◆ **Dataset section**:
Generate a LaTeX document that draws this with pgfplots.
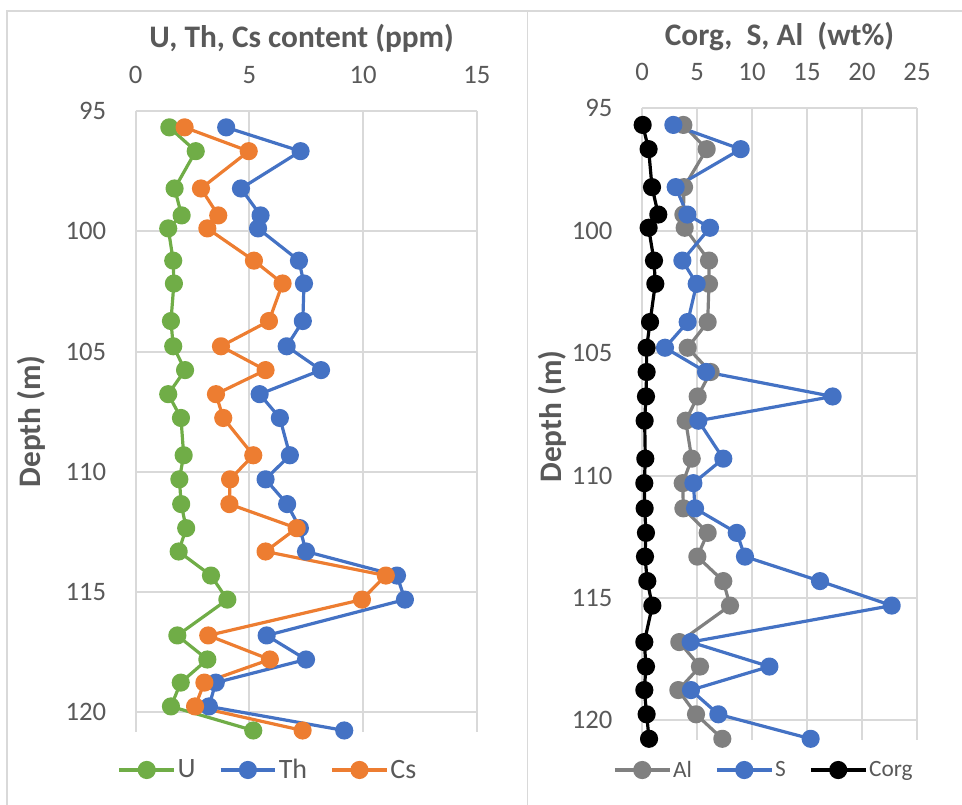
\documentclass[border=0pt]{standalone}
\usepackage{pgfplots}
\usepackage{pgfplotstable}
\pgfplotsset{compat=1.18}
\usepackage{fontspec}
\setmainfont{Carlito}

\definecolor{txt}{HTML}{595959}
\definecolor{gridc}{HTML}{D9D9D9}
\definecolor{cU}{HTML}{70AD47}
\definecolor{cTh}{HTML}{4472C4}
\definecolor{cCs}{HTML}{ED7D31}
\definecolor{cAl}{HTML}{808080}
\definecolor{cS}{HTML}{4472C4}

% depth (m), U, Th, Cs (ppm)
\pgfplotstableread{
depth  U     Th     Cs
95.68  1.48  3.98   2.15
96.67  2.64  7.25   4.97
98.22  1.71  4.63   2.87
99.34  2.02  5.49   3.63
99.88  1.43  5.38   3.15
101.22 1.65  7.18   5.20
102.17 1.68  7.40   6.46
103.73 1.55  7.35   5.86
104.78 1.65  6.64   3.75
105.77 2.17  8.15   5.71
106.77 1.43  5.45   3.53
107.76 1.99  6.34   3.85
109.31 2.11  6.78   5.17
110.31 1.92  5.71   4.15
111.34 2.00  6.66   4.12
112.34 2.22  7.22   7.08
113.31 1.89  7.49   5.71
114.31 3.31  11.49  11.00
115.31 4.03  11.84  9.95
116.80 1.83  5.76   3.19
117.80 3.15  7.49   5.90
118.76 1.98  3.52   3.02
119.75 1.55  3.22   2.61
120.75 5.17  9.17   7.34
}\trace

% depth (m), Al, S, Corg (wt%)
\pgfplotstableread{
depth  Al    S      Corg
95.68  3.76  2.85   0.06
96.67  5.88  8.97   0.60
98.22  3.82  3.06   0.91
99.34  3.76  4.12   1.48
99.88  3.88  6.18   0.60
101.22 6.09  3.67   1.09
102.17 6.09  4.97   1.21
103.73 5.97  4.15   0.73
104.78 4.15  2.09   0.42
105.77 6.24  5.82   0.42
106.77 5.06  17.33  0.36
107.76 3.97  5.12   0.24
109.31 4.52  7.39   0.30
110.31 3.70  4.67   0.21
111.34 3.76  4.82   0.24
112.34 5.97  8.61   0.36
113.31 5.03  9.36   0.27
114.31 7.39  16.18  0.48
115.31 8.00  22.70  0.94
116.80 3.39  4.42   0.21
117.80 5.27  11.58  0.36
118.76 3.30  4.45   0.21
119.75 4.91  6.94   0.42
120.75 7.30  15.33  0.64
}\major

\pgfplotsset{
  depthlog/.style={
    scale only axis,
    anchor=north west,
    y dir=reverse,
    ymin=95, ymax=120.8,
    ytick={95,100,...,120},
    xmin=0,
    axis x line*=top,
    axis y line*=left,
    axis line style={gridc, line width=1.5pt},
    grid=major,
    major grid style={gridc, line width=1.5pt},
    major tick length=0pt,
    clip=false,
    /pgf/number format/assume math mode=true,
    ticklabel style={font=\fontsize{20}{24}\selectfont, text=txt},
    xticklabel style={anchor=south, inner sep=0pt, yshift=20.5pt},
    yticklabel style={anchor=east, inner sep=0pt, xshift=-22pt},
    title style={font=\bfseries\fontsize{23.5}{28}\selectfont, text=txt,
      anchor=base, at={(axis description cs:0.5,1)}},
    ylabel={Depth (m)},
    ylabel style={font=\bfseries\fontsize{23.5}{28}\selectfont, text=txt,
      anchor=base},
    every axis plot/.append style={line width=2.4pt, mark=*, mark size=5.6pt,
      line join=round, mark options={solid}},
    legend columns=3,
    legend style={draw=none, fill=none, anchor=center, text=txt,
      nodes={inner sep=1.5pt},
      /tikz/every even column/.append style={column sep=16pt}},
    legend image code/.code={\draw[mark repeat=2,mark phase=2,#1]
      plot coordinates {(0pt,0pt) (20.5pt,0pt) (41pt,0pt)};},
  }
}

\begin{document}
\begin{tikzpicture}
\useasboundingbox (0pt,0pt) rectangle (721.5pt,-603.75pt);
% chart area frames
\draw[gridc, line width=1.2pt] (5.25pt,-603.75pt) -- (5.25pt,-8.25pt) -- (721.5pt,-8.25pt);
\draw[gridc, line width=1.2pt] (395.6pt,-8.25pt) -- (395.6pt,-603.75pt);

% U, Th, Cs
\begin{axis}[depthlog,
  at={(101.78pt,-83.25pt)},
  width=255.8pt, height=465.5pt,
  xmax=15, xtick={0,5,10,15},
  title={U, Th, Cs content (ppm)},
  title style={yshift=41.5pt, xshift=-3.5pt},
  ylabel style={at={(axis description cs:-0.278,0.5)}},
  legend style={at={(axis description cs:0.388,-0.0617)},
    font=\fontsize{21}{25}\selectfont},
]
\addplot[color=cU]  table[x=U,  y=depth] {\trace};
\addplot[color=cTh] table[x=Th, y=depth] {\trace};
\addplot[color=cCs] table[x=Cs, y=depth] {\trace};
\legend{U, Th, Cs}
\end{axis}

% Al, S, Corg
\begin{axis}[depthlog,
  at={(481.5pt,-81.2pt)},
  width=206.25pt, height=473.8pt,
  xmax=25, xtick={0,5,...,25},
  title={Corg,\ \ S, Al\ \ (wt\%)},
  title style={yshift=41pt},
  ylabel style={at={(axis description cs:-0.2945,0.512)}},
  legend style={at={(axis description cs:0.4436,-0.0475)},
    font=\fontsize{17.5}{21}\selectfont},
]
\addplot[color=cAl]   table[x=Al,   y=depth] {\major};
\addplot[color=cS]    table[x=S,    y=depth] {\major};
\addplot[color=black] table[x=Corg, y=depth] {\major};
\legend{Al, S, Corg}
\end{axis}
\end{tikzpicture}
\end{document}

◆ **Do this**: Without the pictures, write out all of the material exactly.

◆ **Worked solution**:
Generate a LaTeX document that draws this with pgfplots.
\documentclass[border=0pt]{standalone}
\usepackage{pgfplots}
\usepackage{pgfplotstable}
\pgfplotsset{compat=1.18}
\usepackage{fontspec}
\setmainfont{Carlito}

\definecolor{txt}{HTML}{595959}
\definecolor{gridc}{HTML}{D9D9D9}
\definecolor{cU}{HTML}{70AD47}
\definecolor{cTh}{HTML}{4472C4}
\definecolor{cCs}{HTML}{ED7D31}
\definecolor{cAl}{HTML}{808080}
\definecolor{cS}{HTML}{4472C4}

% depth (m), U, Th, Cs (ppm)
\pgfplotstableread{
depth  U     Th     Cs
95.68  1.48  3.98   2.15
96.67  2.64  7.25   4.97
98.22  1.71  4.63   2.87
99.34  2.02  5.49   3.63
99.88  1.43  5.38   3.15
101.22 1.65  7.18   5.20
102.17 1.68  7.40   6.46
103.73 1.55  7.35   5.86
104.78 1.65  6.64   3.75
105.77 2.17  8.15   5.71
106.77 1.43  5.45   3.53
107.76 1.99  6.34   3.85
109.31 2.11  6.78   5.17
110.31 1.92  5.71   4.15
111.34 2.00  6.66   4.12
112.34 2.22  7.22   7.08
113.31 1.89  7.49   5.71
114.31 3.31  11.49  11.00
115.31 4.03  11.84  9.95
116.80 1.83  5.76   3.19
117.80 3.15  7.49   5.90
118.76 1.98  3.52   3.02
119.75 1.55  3.22   2.61
120.75 5.17  9.17   7.34
}\trace

% depth (m), Al, S, Corg (wt%)
\pgfplotstableread{
depth  Al    S      Corg
95.68  3.76  2.85   0.06
96.67  5.88  8.97   0.60
98.22  3.82  3.06   0.91
99.34  3.76  4.12   1.48
99.88  3.88  6.18   0.60
101.22 6.09  3.67   1.09
102.17 6.09  4.97   1.21
103.73 5.97  4.15   0.73
104.78 4.15  2.09   0.42
105.77 6.24  5.82   0.42
106.77 5.06  17.33  0.36
107.76 3.97  5.12   0.24
109.31 4.52  7.39   0.30
110.31 3.70  4.67   0.21
111.34 3.76  4.82   0.24
112.34 5.97  8.61   0.36
113.31 5.03  9.36   0.27
114.31 7.39  16.18  0.48
115.31 8.00  22.70  0.94
116.80 3.39  4.42   0.21
117.80 5.27  11.58  0.36
118.76 3.30  4.45   0.21
119.75 4.91  6.94   0.42
120.75 7.30  15.33  0.64
}\major

\pgfplotsset{
  depthlog/.style={
    scale only axis,
    anchor=north west,
    y dir=reverse,
    ymin=95, ymax=120.8,
    ytick={95,100,...,120},
    xmin=0,
    axis x line*=top,
    axis y line*=left,
    axis line style={gridc, line width=1.5pt},
    grid=major,
    major grid style={gridc, line width=1.5pt},
    major tick length=0pt,
    clip=false,
    /pgf/number format/assume math mode=true,
    ticklabel style={font=\fontsize{20}{24}\selectfont, text=txt},
    xticklabel style={anchor=south, inner sep=0pt, yshift=20.5pt},
    yticklabel style={anchor=east, inner sep=0pt, xshift=-22pt},
    title style={font=\bfseries\fontsize{23.5}{28}\selectfont, text=txt,
      anchor=base, at={(axis description cs:0.5,1)}},
    ylabel={Depth (m)},
    ylabel style={font=\bfseries\fontsize{23.5}{28}\selectfont, text=txt,
      anchor=base},
    every axis plot/.append style={line width=2.4pt, mark=*, mark size=5.6pt,
      line join=round, mark options={solid}},
    legend columns=3,
    legend style={draw=none, fill=none, anchor=center, text=txt,
      nodes={inner sep=1.5pt},
      /tikz/every even column/.append style={column sep=16pt}},
    legend image code/.code={\draw[mark repeat=2,mark phase=2,#1]
      plot coordinates {(0pt,0pt) (20.5pt,0pt) (41pt,0pt)};},
  }
}

\begin{document}
\begin{tikzpicture}
\useasboundingbox (0pt,0pt) rectangle (721.5pt,-603.75pt);
% chart area frames
\draw[gridc, line width=1.2pt] (5.25pt,-603.75pt) -- (5.25pt,-8.25pt) -- (721.5pt,-8.25pt);
\draw[gridc, line width=1.2pt] (395.6pt,-8.25pt) -- (395.6pt,-603.75pt);

% U, Th, Cs
\begin{axis}[depthlog,
  at={(101.78pt,-83.25pt)},
  width=255.8pt, height=465.5pt,
  xmax=15, xtick={0,5,10,15},
  title={U, Th, Cs content (ppm)},
  title style={yshift=41.5pt, xshift=-3.5pt},
  ylabel style={at={(axis description cs:-0.278,0.5)}},
  legend style={at={(axis description cs:0.388,-0.0617)},
    font=\fontsize{21}{25}\selectfont},
]
\addplot[color=cU]  table[x=U,  y=depth] {\trace};
\addplot[color=cTh] table[x=Th, y=depth] {\trace};
\addplot[color=cCs] table[x=Cs, y=depth] {\trace};
\legend{U, Th, Cs}
\end{axis}

% Al, S, Corg
\begin{axis}[depthlog,
  at={(481.5pt,-81.2pt)},
  width=206.25pt, height=473.8pt,
  xmax=25, xtick={0,5,...,25},
  title={Corg,\ \ S, Al\ \ (wt\%)},
  title style={yshift=41pt},
  ylabel style={at={(axis description cs:-0.2945,0.512)}},
  legend style={at={(axis description cs:0.4436,-0.0475)},
    font=\fontsize{17.5}{21}\selectfont},
]
\addplot[color=cAl]   table[x=Al,   y=depth] {\major};
\addplot[color=cS]    table[x=S,    y=depth] {\major};
\addplot[color=black] table[x=Corg, y=depth] {\major};
\legend{Al, S, Corg}
\end{axis}
\end{tikzpicture}
\end{document}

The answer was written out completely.